There the model spaces are:
- cone: $(\bR^+)^n$ (the quadrant/octant/etc.)
- affine: $\ker \bR^n \to \bR$ under sum (augmentation ideal)
- convex: intersection of these (standard simplex)
...note the containments, which correspond to containments of theories
(d'apres universal algebra, as discussed with Michael Shulman):
every vector space is a cone, etc.
...and then you can look at the various dimensions -here-.
Since they do -not- all agree, there actually is something to study!
(It's very confusing when you're given 2 different notions
but no example that separates them!)
EGs:
- an n-dimensional vector space has cone in-dimension n
and cone out-dimension n+1 (you can fit an n-dimensional model cone in
it, and can cover it with an n+1 dimensional cone)
Pf: take the usual containment to get in-dimension;
(i.e., take a vector space basis)
tack on -(v_1+...+v_n) to get out-dimension.

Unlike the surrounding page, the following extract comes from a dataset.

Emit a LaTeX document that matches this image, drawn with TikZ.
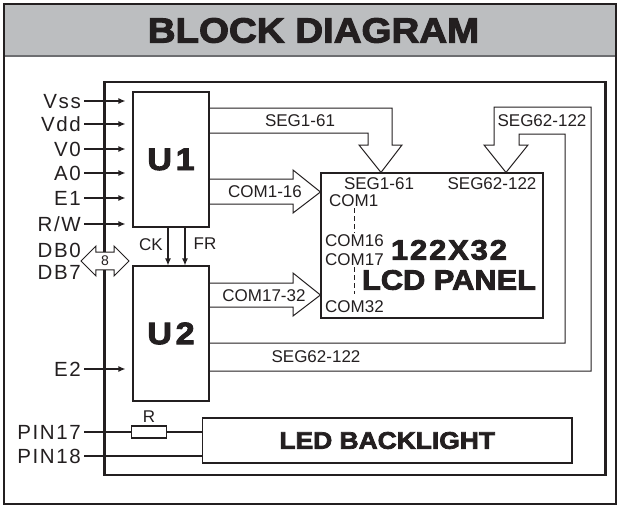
\documentclass[tikz,border=0pt]{standalone}
\usepackage{fontspec}
\usepackage{tikz}
\usetikzlibrary{positioning, arrows.meta, shapes.arrows}
\setmainfont{Liberation Sans}
\newfontfamily\pinfont[LetterSpace=8]{Liberation Sans}
\newfontfamily\heavyfont[FakeBold=3, FakeStretch=1.1]{Liberation Sans Bold}
\newfontfamily\widefont[FakeBold=3, FakeStretch=1.1, LetterSpace=7]{Liberation Sans Bold}
\definecolor{ink}{HTML}{231F20}
\definecolor{band}{HTML}{BCBEC0}
\definecolor{rule}{HTML}{6D6E71}

\begin{document}
\begin{tikzpicture}[x=1pt, y=-1pt,
      frame/.style={draw=ink, line width=2.5pt},
      chip/.style={draw=ink, line width=1.1pt, minimum width=76pt, minimum height=135pt,
                   inner sep=0pt, text=ink, font=\widefont\addfontfeatures{LetterSpace=12}\fontsize{31}{31}\selectfont},
      panel/.style={draw=ink, line width=1.1pt, inner sep=0pt},
      pin/.style={anchor=east, inner sep=0pt, text height=14.5pt, text depth=0pt, text=ink,
                  font=\pinfont\fontsize{20.5}{20.5}\selectfont},
      tag/.style={inner sep=0pt, text=ink, font=\fontsize{17}{17}\selectfont},
      heavy/.style={inner sep=0pt, text=ink, font=\heavyfont\fontsize{#1}{#1}\selectfont},
      sig/.style={draw=ink, line width=1.2pt, -{Latex[length=7pt, width=6pt]}},
      wire/.style={draw=ink, line width=1.2pt},
      fat/.style={draw=ink, line width=1pt, line join=miter},
      ticks/.style={draw=ink, line width=0.8pt, dash pattern=on 5pt off 3pt}]
    \useasboundingbox (0,0) rectangle (619,506);
    % title band and frames
    \fill[band] (4,4) rectangle (616,56);
    \draw[rule, line width=1.5pt] (4,56) -- (616,56);
    \node[heavy=35] (title) at (313.5,30.5) {BLOCK DIAGRAM};
    \draw[frame] (4,4) rectangle (616,504);
    \draw[frame] (104.5,82) rectangle (605.5,475);

    % blocks
    \node[chip] (u1) at (171,159.5) {U1};
    \node[chip] (u2) at (171,333.5) {U2};
    \node[panel, minimum width=222pt, minimum height=145pt] (lcd) at (432,245.5) {};
    \node[panel, minimum width=369.5pt, minimum height=45pt, heavy=24] (led) at (387.25,440.5) {LED BACKLIGHT};
    \node[panel, minimum width=35pt, minimum height=12pt] (res) at (149,432) {};
    \node[tag, above=3pt of res] (rlbl) {R};

    % pins
    \foreach \name/\txt/\y in {vss/Vss/101, vdd/Vdd/124, vzero/V0/149, azero/A0/173,
        eone/E1/198, rw/{R/W}/224, dbzero/DB0/250, dbseven/DB7/272, etwo/E2/369,
        pina/PIN17/432, pinb/PIN18/456}
      \node[pin] (\name) at (81,\y) {\txt};
    \foreach \name in {vss, vdd, vzero, azero, eone, rw}
      \draw[sig, shorten >=7pt] ([xshift=3pt]\name.east) -- (u1.west |- \name.east);
    \draw[sig, shorten >=7pt] ([xshift=3pt]etwo.east) -- (u2.west |- etwo.east);
    \node[double arrow, draw=ink, fill=white, line width=1pt, minimum height=48pt,
          double arrow head extend=6pt, inner xsep=1pt, inner ysep=3.5pt, text=ink,
          font=\fontsize{14}{14}\selectfont] (bus) at (105,261) {8};

    % clock lines
    \draw[sig] ([xshift=-3pt]u1.south) -- ([xshift=-3pt]u2.north);
    \draw[sig] ([xshift=14pt]u1.south) -- ([xshift=14pt]u2.north);
    \node[tag, anchor=east] (ck) at (163,245) {CK};
    \node[tag] (fr) at (205,244) {FR};

    % backlight
    \draw[wire] ([xshift=3pt]pina.east) -- (res.west);
    \draw[wire] (res.east) -- (led.west |- res.east);
    \draw[wire] ([xshift=3pt]pinb.east) -- (led.west |- pinb.east);

    % buses to the panel
    \draw[fat] (u1.east |- 0,108) -- (392,108) -- (392,145) -- (402,145) -- (lcd.north -| 381,0)
      -- (359,145) -- (368,145) -- (368,133) -- (u1.east |- 0,133);
    \node[tag] (sega) at (300,121) {SEG1-61};
    \draw[fat] (u1.east |- 0,179) -- (293,179) -- (293,170) -- (lcd.west |- 0,192)
      -- (293,213) -- (293,204) -- (u1.east |- 0,204);
    \node[tag] (coma) at (265,192) {COM1-16};
    \draw[fat] (u2.east |- 0,283) -- (293,283) -- (293,273) -- (lcd.west |- 0,295)
      -- (293,316) -- (293,307) -- (u2.east |- 0,307);
    \node[tag] (comb) at (264,296) {COM17-32};
    \draw[fat] (u2.east |- 0,371) -- (591,371) -- (591,107) -- (494,107) -- (494,145) -- (484,145)
      -- (lcd.north -| 506,0) -- (528,145) -- (519,145) -- (519,134) -- (565,134) -- (565,343)
      -- (u2.east |- 0,343);
    \node[tag] (segb) at (542,121) {SEG62-122};
    \node[tag] (segc) at (316,357) {SEG62-122};

    % panel inside
    \node[tag] (lsega) at (379,184) {SEG1-61};
    \node[tag] (lsegb) at (492,184) {SEG62-122};
    \node[tag, anchor=west] (lcoma) at (329,201) {COM1};
    \node[tag, anchor=west] (lcomp) at (325,241) {COM16};
    \node[tag, anchor=west] (lcomq) at (325,260) {COM17};
    \node[tag, anchor=west] (lcomz) at (325,307) {COM32};
    \draw[ticks, shorten <=1pt, shorten >=2pt] (lcoma.south -| 354,0) -- (lcomp.north -| 354,0);
    \draw[ticks, shorten <=1pt, shorten >=7pt] (lcomq.south -| 354,0) -- (lcomz.north -| 354,0);
    \node[inner sep=0pt, text=ink, font=\widefont\fontsize{28}{28}\selectfont] (lsize) at (449,250) {122X32};
    \node[heavy=28] (lname) at (449,280) {LCD PANEL};
  \end{tikzpicture}
\end{document}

[careful of what you mean by in-dimension:
you can't just say "no -positive- linear relation",
as then you can fit Hilbert cone space into the line!

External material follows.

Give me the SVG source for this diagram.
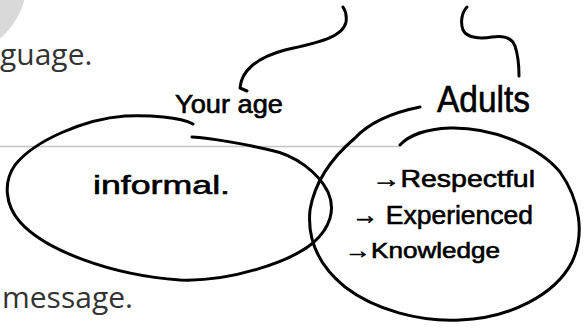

Instead, you need "no redundance" (remember, it's mono),
and any linear dependence yields 2 positive sides:
u+v-w = 0 -> u+v = w]
- affine spaces have exactly 1 more dimension:
this corresponds to: n+1 points in general linear position
in $\bR^n$ are (linearly) independent
- for convex sets, in-dimension = manifold dimension,
while out-dimension = number of vertices.
Isn't it cool that you can think of a hexagon
as a projection of a 5-dimensional simplex?